Births: 43BC Ovid, poet; 1724 Duncan MacIntyre (Donnachadh Ban), Gaelic poet; 1828 Henrik Ibsen, playwright; 1873 Sergei Rachmaninov, composer; 1907 Hugh L Maclennan, novelist; 1908 Sir Michael Redgrave, actor; 1911 Ginger Rogers, actress and dancer; 1914 Wendell Corey, actor.

Deaths: AD687 St Cuthbert, Bishop of Lindisfarne; 1727 Sir Isaac Newton, scientist; 1964 Brendan Behan, playwright; 1997 Sir Victor (VS) Pritchett, author and critic; 2010 Harry Carpenter OBE, sports commentator; 2014 Kate O’Mara, actress.

UNEMPLOYMENT RELIEF: Burden on Scottish Distressed Areas

20 March, 1935

TODAY a deputation representing the distressed areas in the West of Scotland had a meeting with Scottish Unionist members of Parliament in London, to whom they presented their case for more generous financial treatment in respect of unemployment assistance. Sir Robert Home presided.

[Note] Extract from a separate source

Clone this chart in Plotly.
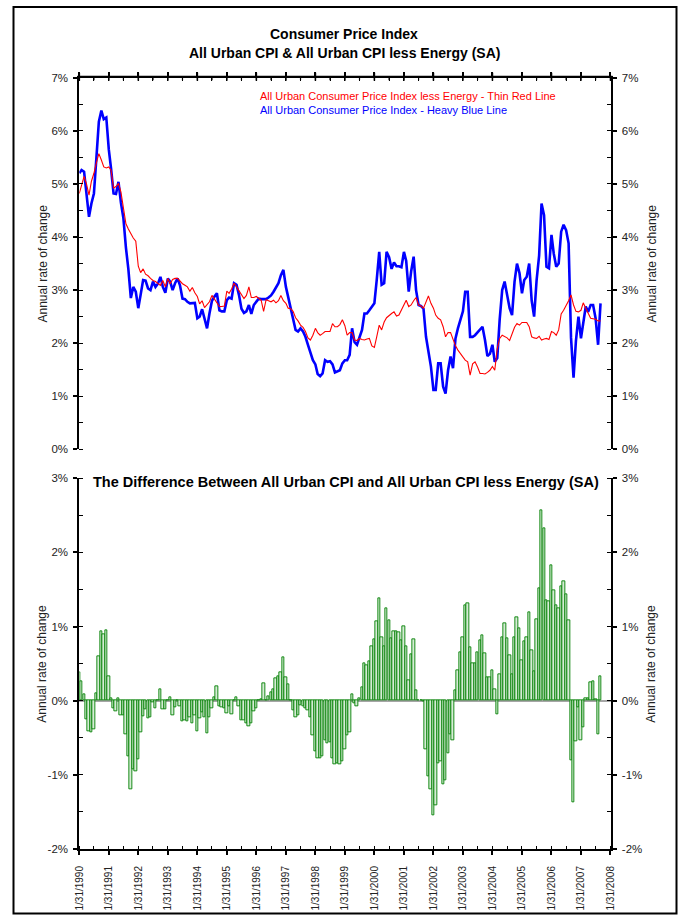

Treasurer Dollan pointed out that in Scotland they had spent £17,000,000 on able-bodied relief since 1921, of which Glasgow’s share was £9,300,000. All the distressed areas, representing a total population of 2,000,000, were over-burdened with rates due to unemployment relief and in the view of the deputation the best way of affording the necessary assistance was not by appointing Special Commissioners, but by immediately transferring the burden of relief from the Local Authorities to the National Exchequer.